**YOUR INSTRUCTIONS:**
Up to and including the line that contains "const RED = '#ff0000', BLUE", repeat each line of the data exactly, starting from the first.
>>>
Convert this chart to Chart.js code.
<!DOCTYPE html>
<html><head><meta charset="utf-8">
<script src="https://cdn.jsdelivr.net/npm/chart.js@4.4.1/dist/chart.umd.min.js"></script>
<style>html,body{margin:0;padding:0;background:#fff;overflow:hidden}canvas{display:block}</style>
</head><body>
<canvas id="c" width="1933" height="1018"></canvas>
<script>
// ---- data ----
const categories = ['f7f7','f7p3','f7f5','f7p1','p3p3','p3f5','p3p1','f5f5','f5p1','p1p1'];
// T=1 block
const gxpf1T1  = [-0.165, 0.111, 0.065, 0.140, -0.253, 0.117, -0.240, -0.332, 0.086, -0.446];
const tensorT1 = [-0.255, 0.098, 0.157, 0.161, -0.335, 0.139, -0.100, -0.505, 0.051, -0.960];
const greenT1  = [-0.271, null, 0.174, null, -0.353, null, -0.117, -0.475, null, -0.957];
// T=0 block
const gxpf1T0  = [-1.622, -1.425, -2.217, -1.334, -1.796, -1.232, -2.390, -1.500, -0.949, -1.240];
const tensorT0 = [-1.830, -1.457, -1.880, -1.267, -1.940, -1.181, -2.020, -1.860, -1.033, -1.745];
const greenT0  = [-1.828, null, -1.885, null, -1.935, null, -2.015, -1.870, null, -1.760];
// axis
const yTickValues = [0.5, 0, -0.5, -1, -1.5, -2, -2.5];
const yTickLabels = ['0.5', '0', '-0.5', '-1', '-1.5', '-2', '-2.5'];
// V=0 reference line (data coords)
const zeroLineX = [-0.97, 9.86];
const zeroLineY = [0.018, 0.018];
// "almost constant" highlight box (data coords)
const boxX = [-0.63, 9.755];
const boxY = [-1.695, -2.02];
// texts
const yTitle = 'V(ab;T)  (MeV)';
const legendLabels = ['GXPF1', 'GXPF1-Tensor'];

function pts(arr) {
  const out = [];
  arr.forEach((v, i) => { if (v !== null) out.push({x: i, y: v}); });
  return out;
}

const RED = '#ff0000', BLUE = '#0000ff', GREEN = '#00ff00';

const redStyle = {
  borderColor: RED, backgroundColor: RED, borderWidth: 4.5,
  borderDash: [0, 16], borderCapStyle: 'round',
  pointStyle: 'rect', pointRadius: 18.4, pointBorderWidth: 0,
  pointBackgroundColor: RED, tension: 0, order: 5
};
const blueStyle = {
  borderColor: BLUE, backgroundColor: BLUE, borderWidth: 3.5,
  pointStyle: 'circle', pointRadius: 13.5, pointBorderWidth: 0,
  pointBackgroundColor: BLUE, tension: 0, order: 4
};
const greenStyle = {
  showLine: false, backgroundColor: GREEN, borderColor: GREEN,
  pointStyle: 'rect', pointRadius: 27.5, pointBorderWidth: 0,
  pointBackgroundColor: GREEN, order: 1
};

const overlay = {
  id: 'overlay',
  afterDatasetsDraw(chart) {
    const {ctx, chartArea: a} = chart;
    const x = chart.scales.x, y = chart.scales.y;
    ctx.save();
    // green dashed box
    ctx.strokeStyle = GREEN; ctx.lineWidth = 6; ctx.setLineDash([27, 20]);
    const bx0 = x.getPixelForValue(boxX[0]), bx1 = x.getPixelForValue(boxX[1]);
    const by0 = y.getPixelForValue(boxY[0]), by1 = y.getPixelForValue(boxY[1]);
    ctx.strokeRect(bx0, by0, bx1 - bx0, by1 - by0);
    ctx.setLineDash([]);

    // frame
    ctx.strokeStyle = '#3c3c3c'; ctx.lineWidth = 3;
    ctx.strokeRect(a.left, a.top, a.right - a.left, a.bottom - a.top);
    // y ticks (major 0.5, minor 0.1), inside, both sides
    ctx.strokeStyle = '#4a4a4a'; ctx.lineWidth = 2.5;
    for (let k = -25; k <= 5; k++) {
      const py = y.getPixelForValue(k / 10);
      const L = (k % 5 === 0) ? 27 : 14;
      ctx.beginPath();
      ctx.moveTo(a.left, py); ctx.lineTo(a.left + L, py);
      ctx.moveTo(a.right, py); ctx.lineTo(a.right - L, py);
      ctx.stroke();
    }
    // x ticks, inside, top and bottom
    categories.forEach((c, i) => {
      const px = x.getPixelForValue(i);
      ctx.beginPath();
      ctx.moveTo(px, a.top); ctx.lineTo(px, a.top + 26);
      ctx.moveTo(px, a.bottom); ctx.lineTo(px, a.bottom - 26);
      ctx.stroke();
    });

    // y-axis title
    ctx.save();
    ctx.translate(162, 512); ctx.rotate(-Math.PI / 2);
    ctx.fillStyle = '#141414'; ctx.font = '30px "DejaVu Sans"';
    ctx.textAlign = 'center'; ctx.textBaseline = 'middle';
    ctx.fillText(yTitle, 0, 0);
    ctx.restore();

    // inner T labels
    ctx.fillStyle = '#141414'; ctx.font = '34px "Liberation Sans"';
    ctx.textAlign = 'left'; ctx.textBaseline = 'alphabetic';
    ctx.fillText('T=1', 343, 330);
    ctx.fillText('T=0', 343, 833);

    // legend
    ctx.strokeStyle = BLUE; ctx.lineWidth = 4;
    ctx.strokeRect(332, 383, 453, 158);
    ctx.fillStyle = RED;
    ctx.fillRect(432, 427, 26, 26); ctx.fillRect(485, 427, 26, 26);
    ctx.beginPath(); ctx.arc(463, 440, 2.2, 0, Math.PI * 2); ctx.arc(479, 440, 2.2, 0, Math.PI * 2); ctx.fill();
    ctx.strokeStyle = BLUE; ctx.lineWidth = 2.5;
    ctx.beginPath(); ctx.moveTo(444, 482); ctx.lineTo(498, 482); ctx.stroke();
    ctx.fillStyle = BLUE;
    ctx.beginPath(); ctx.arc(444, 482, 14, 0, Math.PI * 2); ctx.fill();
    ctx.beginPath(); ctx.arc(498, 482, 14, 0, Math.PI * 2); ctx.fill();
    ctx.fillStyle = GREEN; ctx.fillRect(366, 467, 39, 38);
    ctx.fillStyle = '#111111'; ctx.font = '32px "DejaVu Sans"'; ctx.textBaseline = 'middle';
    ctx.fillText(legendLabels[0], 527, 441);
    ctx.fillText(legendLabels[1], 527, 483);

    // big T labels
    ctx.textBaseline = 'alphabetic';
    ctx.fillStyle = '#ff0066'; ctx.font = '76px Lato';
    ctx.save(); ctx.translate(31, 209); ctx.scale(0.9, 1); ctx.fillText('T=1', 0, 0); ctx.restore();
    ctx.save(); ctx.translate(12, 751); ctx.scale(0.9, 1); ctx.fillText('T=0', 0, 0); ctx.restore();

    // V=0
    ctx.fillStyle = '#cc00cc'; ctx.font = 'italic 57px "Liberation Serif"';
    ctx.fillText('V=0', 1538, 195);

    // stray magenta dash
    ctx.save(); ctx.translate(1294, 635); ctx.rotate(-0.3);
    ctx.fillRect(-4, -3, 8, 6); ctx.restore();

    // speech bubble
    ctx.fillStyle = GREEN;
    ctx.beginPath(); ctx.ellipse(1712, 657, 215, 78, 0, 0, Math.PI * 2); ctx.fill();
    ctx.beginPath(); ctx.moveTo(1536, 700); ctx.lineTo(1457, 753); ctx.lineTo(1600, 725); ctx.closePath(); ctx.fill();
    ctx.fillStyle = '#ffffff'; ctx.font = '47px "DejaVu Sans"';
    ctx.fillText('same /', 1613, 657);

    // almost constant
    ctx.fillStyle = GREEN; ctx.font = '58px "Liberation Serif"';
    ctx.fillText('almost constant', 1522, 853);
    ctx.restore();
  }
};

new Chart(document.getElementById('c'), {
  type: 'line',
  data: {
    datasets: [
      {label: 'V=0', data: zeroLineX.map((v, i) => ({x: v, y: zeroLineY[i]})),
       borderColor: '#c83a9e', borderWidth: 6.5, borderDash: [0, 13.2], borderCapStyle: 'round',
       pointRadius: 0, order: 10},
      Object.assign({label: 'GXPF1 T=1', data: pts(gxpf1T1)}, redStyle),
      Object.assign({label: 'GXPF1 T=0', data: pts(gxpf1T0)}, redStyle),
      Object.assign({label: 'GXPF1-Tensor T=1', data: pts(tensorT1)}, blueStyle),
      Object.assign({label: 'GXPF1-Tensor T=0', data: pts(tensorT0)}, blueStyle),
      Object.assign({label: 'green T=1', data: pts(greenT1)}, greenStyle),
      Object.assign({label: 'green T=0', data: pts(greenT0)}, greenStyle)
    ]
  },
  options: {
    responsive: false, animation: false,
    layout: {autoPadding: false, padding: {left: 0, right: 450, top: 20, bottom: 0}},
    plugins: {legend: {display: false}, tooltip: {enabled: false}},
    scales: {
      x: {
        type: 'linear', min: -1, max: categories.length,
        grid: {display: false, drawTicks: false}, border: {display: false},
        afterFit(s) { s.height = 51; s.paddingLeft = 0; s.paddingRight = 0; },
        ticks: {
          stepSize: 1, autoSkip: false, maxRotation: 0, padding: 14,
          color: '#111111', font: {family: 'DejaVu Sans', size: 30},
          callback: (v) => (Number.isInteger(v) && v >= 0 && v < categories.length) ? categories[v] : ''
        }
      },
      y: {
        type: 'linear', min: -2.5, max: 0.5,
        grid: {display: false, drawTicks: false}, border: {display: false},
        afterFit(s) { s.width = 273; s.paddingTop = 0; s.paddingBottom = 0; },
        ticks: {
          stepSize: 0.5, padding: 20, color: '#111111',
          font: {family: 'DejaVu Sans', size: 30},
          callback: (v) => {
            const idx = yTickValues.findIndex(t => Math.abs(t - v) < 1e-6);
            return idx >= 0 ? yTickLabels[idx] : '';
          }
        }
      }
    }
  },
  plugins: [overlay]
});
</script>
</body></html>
<<<
**SOLUTION TO THE EXERCISE:**
Convert this chart to Chart.js code.
<!DOCTYPE html>
<html><head><meta charset="utf-8">
<script src="https://cdn.jsdelivr.net/npm/chart.js@4.4.1/dist/chart.umd.min.js"></script>
<style>html,body{margin:0;padding:0;background:#fff;overflow:hidden}canvas{display:block}</style>
</head><body>
<canvas id="c" width="1933" height="1018"></canvas>
<script>
// ---- data ----
const categories = ['f7f7','f7p3','f7f5','f7p1','p3p3','p3f5','p3p1','f5f5','f5p1','p1p1'];
// T=1 block
const gxpf1T1  = [-0.165, 0.111, 0.065, 0.140, -0.253, 0.117, -0.240, -0.332, 0.086, -0.446];
const tensorT1 = [-0.255, 0.098, 0.157, 0.161, -0.335, 0.139, -0.100, -0.505, 0.051, -0.960];
const greenT1  = [-0.271, null, 0.174, null, -0.353, null, -0.117, -0.475, null, -0.957];
// T=0 block
const gxpf1T0  = [-1.622, -1.425, -2.217, -1.334, -1.796, -1.232, -2.390, -1.500, -0.949, -1.240];
const tensorT0 = [-1.830, -1.457, -1.880, -1.267, -1.940, -1.181, -2.020, -1.860, -1.033, -1.745];
const greenT0  = [-1.828, null, -1.885, null, -1.935, null, -2.015, -1.870, null, -1.760];
// axis
const yTickValues = [0.5, 0, -0.5, -1, -1.5, -2, -2.5];
const yTickLabels = ['0.5', '0', '-0.5', '-1', '-1.5', '-2', '-2.5'];
// V=0 reference line (data coords)
const zeroLineX = [-0.97, 9.86];
const zeroLineY = [0.018, 0.018];
// "almost constant" highlight box (data coords)
const boxX = [-0.63, 9.755];
const boxY = [-1.695, -2.02];
// texts
const yTitle = 'V(ab;T)  (MeV)';
const legendLabels = ['GXPF1', 'GXPF1-Tensor'];

function pts(arr) {
  const out = [];
  arr.forEach((v, i) => { if (v !== null) out.push({x: i, y: v}); });
  return out;
}

const RED = '#ff0000', BLUE = '#0000ff', GREEN = '#00ff00';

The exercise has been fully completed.